▶ **Collected data**
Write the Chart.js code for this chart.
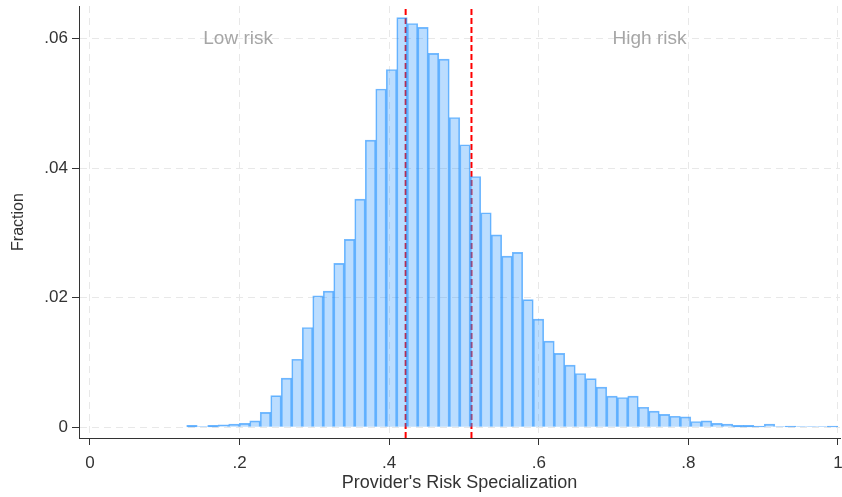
<!DOCTYPE html>
<html>
<head>
<meta charset="utf-8">
<script src="https://cdn.jsdelivr.net/npm/chart.js@4/dist/chart.umd.min.js"></script>
<style>
  html, body { margin: 0; padding: 0; background: #fff; }
  #wrap { width: 842px; height: 497px; }
</style>
</head>
<body>
<div id="wrap"><canvas id="hist"></canvas></div>
<script>
// histogram bins (Stata style: 62 equal-width bins)
const binStart = 0.1293;
const binWidth = 0.01404;
const fractions = [
    0.0003, 0.0001, 0.0003, 0.0004, 0.0005, 0.0006, 0.0010, 0.0023, 0.0049, 0.0076,
    0.0105, 0.0154, 0.0203, 0.0210, 0.0253, 0.0290, 0.0352, 0.0443, 0.0522, 0.0552,
    0.0632, 0.0623, 0.0617, 0.0577, 0.0568, 0.0478, 0.0436, 0.0387, 0.0331, 0.0297,
    0.0264, 0.0270, 0.0197, 0.0167, 0.0133, 0.0114, 0.0096, 0.0083, 0.0075, 0.0062,
    0.0048, 0.0046, 0.0048, 0.0031, 0.0025, 0.0020, 0.0017, 0.0016, 0.0009, 0.0010,
    0.0006, 0.0005, 0.0003, 0.0003, 0.0002, 0.0005, 0.0001, 0.0002, 0.0001, 0.0001,
    0.0001, 0.0002
];

// vertical reference lines (dashed red)
const refLines = [0.422, 0.510];

// axis ticks
const xTicks = [0, 0.2, 0.4, 0.6, 0.8, 1];
const yTicks = [0, 0.02, 0.04, 0.06];

// text labels inside the plot
const noteTexts = ['Low risk', 'High risk'];
const noteX = [0.198, 0.748];
const noteY = 0.06;

const xMin = -0.0147, xMax = 1.0027;
const yMin = -0.00165, yMax = 0.065;

const FONT = "'Liberation Sans', Arial, sans-serif";

function stataNum(v) {
    if (v === 0) return '0';
    return String(+v.toFixed(4)).replace(/^0\./, '.');
}

const histData = fractions.map((f, i) => ({ x: binStart + (i + 0.5) * binWidth, y: f }));

const refSets = refLines.map(v => ({
    type: 'line',
    data: [{ x: v, y: yMin }, { x: v, y: yMax }],
    borderColor: '#ff0000',
    borderWidth: 2,
    borderDash: [6, 3],
    pointRadius: 0,
    fill: false,
    order: 2
}));

// draws the "Low risk" / "High risk" notes
const notesPlugin = {
    id: 'notes',
    afterDatasetsDraw(chart) {
        const ctx = chart.ctx;
        const xs = chart.scales.x, ys = chart.scales.y;
        ctx.save();
        ctx.font = '19px ' + FONT;
        ctx.fillStyle = '#a6a6a6';
        ctx.textAlign = 'center';
        ctx.textBaseline = 'middle';
        noteTexts.forEach((t, i) => {
            ctx.fillText(t, xs.getPixelForValue(noteX[i]), ys.getPixelForValue(noteY));
        });
        ctx.restore();
    }
};

const histChart = new Chart(document.getElementById('hist'), {
    type: 'bar',
    data: {
        datasets: [{
            type: 'bar',
            data: histData,
            backgroundColor: 'rgba(30,144,255,0.30)',
            borderColor: 'rgba(30,144,255,0.62)',
            borderWidth: 1,
            barPercentage: 1,
            categoryPercentage: 1,
            grouped: false,
            order: 1
        }, ...refSets]
    },
    options: {
        responsive: true,
        maintainAspectRatio: false,
        animation: false,
        layout: { padding: { top: 6, right: 2, left: 0, bottom: 0 } },
        plugins: {
            legend: { display: false },
            tooltip: { enabled: false }
        },
        scales: {
            x: {
                type: 'linear',
                min: xMin,
                max: xMax,
                offset: false,
                afterBuildTicks: s => { s.ticks = xTicks.map(v => ({ value: v })); },
                afterFit: s => {
                    s.height = 59;
                    s.paddingLeft = 0;
                    s.paddingRight = 0;
                },
                ticks: {
                    autoSkip: false,
                    maxRotation: 0,
                    padding: 8,
                    color: '#333',
                    font: { family: FONT, size: 17 },
                    callback: v => stataNum(v)
                },
                grid: {
                    offset: false,
                    color: '#e8e8e8',
                    borderDash: [7, 5],
                    tickColor: '#333',
                    tickLength: 7,
                    tickWidth: 1,
                    tickBorderDash: []
                },
                border: { display: true, color: '#333', width: 1, dash: [7, 5] },
                title: {
                    display: true,
                    text: "Provider's Risk Specialization",
                    color: '#333',
                    font: { family: FONT, size: 18 },
                    padding: { top: 0, bottom: 3 }
                }
            },
            y: {
                type: 'linear',
                min: yMin,
                max: yMax,
                afterBuildTicks: s => { s.ticks = yTicks.map(v => ({ value: v })); },
                afterFit: s => {
                    s.width = 79;
                    s.paddingTop = 0;
                    s.paddingBottom = 0;
                },
                ticks: {
                    padding: 4,
                    color: '#333',
                    font: { family: FONT, size: 17 },
                    callback: v => stataNum(v)
                },
                grid: {
                    color: '#e8e8e8',
                    borderDash: [7, 5],
                    tickColor: '#333',
                    tickLength: 7,
                    tickWidth: 1,
                    tickBorderDash: []
                },
                border: { display: true, color: '#333', width: 1, dash: [7, 5] },
                title: {
                    display: true,
                    text: 'Fraction',
                    color: '#333',
                    font: { family: FONT, size: 16 },
                    padding: { top: 9, bottom: 0 }
                }
            }
        }
    },
    plugins: [notesPlugin]
});
</script>
</body>
</html>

▶ **Aim of the task**
Exclude the pictures, and transcribe all of the material exactly.

▶ **Worked answer**
Write the Chart.js code for this chart.
<!DOCTYPE html>
<html>
<head>
<meta charset="utf-8">
<script src="https://cdn.jsdelivr.net/npm/chart.js@4/dist/chart.umd.min.js"></script>
<style>
  html, body { margin: 0; padding: 0; background: #fff; }
  #wrap { width: 842px; height: 497px; }
</style>
</head>
<body>
<div id="wrap"><canvas id="hist"></canvas></div>
<script>
// histogram bins (Stata style: 62 equal-width bins)
const binStart = 0.1293;
const binWidth = 0.01404;
const fractions = [
    0.0003, 0.0001, 0.0003, 0.0004, 0.0005, 0.0006, 0.0010, 0.0023, 0.0049, 0.0076,
    0.0105, 0.0154, 0.0203, 0.0210, 0.0253, 0.0290, 0.0352, 0.0443, 0.0522, 0.0552,
    0.0632, 0.0623, 0.0617, 0.0577, 0.0568, 0.0478, 0.0436, 0.0387, 0.0331, 0.0297,
    0.0264, 0.0270, 0.0197, 0.0167, 0.0133, 0.0114, 0.0096, 0.0083, 0.0075, 0.0062,
    0.0048, 0.0046, 0.0048, 0.0031, 0.0025, 0.0020, 0.0017, 0.0016, 0.0009, 0.0010,
    0.0006, 0.0005, 0.0003, 0.0003, 0.0002, 0.0005, 0.0001, 0.0002, 0.0001, 0.0001,
    0.0001, 0.0002
];

// vertical reference lines (dashed red)
const refLines = [0.422, 0.510];

// axis ticks
const xTicks = [0, 0.2, 0.4, 0.6, 0.8, 1];
const yTicks = [0, 0.02, 0.04, 0.06];

// text labels inside the plot
const noteTexts = ['Low risk', 'High risk'];
const noteX = [0.198, 0.748];
const noteY = 0.06;

const xMin = -0.0147, xMax = 1.0027;
const yMin = -0.00165, yMax = 0.065;

const FONT = "'Liberation Sans', Arial, sans-serif";

function stataNum(v) {
    if (v === 0) return '0';
    return String(+v.toFixed(4)).replace(/^0\./, '.');
}

const histData = fractions.map((f, i) => ({ x: binStart + (i + 0.5) * binWidth, y: f }));

const refSets = refLines.map(v => ({
    type: 'line',
    data: [{ x: v, y: yMin }, { x: v, y: yMax }],
    borderColor: '#ff0000',
    borderWidth: 2,
    borderDash: [6, 3],
    pointRadius: 0,
    fill: false,
    order: 2
}));

// draws the "Low risk" / "High risk" notes
const notesPlugin = {
    id: 'notes',
    afterDatasetsDraw(chart) {
        const ctx = chart.ctx;
        const xs = chart.scales.x, ys = chart.scales.y;
        ctx.save();
        ctx.font = '19px ' + FONT;
        ctx.fillStyle = '#a6a6a6';
        ctx.textAlign = 'center';
        ctx.textBaseline = 'middle';
        noteTexts.forEach((t, i) => {
            ctx.fillText(t, xs.getPixelForValue(noteX[i]), ys.getPixelForValue(noteY));
        });
        ctx.restore();
    }
};

const histChart = new Chart(document.getElementById('hist'), {
    type: 'bar',
    data: {
        datasets: [{
            type: 'bar',
            data: histData,
            backgroundColor: 'rgba(30,144,255,0.30)',
            borderColor: 'rgba(30,144,255,0.62)',
            borderWidth: 1,
            barPercentage: 1,
            categoryPercentage: 1,
            grouped: false,
            order: 1
        }, ...refSets]
    },
    options: {
        responsive: true,
        maintainAspectRatio: false,
        animation: false,
        layout: { padding: { top: 6, right: 2, left: 0, bottom: 0 } },
        plugins: {
            legend: { display: false },
            tooltip: { enabled: false }
        },
        scales: {
            x: {
                type: 'linear',
                min: xMin,
                max: xMax,
                offset: false,
                afterBuildTicks: s => { s.ticks = xTicks.map(v => ({ value: v })); },
                afterFit: s => {
                    s.height = 59;
                    s.paddingLeft = 0;
                    s.paddingRight = 0;
                },
                ticks: {
                    autoSkip: false,
                    maxRotation: 0,
                    padding: 8,
                    color: '#333',
                    font: { family: FONT, size: 17 },
                    callback: v => stataNum(v)
                },
                grid: {
                    offset: false,
                    color: '#e8e8e8',
                    borderDash: [7, 5],
                    tickColor: '#333',
                    tickLength: 7,
                    tickWidth: 1,
                    tickBorderDash: []
                },
                border: { display: true, color: '#333', width: 1, dash: [7, 5] },
                title: {
                    display: true,
                    text: "Provider's Risk Specialization",
                    color: '#333',
                    font: { family: FONT, size: 18 },
                    padding: { top: 0, bottom: 3 }
                }
            },
            y: {
                type: 'linear',
                min: yMin,
                max: yMax,
                afterBuildTicks: s => { s.ticks = yTicks.map(v => ({ value: v })); },
                afterFit: s => {
                    s.width = 79;
                    s.paddingTop = 0;
                    s.paddingBottom = 0;
                },
                ticks: {
                    padding: 4,
                    color: '#333',
                    font: { family: FONT, size: 17 },
                    callback: v => stataNum(v)
                },
                grid: {
                    color: '#e8e8e8',
                    borderDash: [7, 5],
                    tickColor: '#333',
                    tickLength: 7,
                    tickWidth: 1,
                    tickBorderDash: []
                },
                border: { display: true, color: '#333', width: 1, dash: [7, 5] },
                title: {
                    display: true,
                    text: 'Fraction',
                    color: '#333',
                    font: { family: FONT, size: 16 },
                    padding: { top: 9, bottom: 0 }
                }
            }
        }
    },
    plugins: [notesPlugin]
});
</script>
</body>
</html>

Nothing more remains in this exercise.